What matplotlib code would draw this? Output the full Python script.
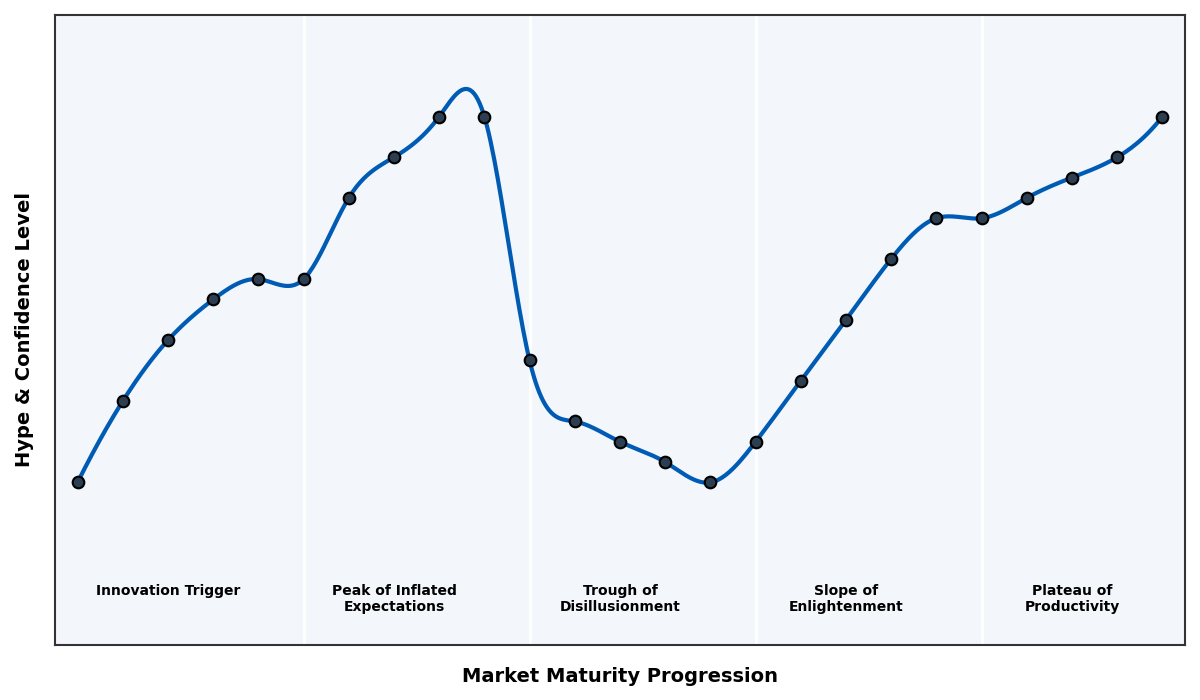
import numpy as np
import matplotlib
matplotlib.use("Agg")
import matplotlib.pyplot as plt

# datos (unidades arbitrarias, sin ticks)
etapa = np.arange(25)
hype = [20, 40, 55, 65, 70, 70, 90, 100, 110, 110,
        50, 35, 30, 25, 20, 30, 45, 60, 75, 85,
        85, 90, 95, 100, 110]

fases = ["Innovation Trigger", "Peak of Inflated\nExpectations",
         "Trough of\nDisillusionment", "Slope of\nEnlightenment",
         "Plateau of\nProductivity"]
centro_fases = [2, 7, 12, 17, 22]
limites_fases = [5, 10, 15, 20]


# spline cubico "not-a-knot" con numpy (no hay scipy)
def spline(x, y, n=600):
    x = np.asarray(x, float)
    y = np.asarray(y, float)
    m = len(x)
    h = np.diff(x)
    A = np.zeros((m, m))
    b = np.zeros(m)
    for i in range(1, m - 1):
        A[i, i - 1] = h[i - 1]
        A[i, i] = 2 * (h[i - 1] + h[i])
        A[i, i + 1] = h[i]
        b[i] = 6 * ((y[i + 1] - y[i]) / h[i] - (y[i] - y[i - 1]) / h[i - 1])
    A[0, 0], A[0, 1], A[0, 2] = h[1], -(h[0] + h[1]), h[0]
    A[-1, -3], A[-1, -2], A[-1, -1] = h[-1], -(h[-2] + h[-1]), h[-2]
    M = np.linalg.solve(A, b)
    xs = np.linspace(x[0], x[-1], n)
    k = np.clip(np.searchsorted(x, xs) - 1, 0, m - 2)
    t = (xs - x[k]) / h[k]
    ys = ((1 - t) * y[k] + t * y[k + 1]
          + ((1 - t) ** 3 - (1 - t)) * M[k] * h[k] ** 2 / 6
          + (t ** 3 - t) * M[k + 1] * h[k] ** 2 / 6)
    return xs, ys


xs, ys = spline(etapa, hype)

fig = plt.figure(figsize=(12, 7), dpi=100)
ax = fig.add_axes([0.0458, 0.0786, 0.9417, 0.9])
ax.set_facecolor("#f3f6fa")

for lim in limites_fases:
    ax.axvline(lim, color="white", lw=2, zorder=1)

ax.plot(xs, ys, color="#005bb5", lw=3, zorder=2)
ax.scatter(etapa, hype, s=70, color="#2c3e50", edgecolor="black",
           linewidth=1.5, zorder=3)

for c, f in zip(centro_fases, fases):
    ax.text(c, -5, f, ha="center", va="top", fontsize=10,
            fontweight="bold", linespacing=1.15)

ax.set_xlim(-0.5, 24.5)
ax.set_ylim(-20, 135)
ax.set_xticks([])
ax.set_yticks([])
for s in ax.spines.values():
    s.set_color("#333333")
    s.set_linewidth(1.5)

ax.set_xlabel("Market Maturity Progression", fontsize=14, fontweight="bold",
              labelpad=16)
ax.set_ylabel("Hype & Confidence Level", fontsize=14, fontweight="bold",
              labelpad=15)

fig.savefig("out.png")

GIVEN TASK:
Go from the first line of the listing to the line holding "85, 90, 95, 100, 110]" and, please, transcribe those lines exactly, both included, with no pictures.

EXERCISE OUTPUT:
What matplotlib code would draw this? Output the full Python script.
import numpy as np
import matplotlib
matplotlib.use("Agg")
import matplotlib.pyplot as plt

# datos (unidades arbitrarias, sin ticks)
etapa = np.arange(25)
hype = [20, 40, 55, 65, 70, 70, 90, 100, 110, 110,
        50, 35, 30, 25, 20, 30, 45, 60, 75, 85,
        85, 90, 95, 100, 110]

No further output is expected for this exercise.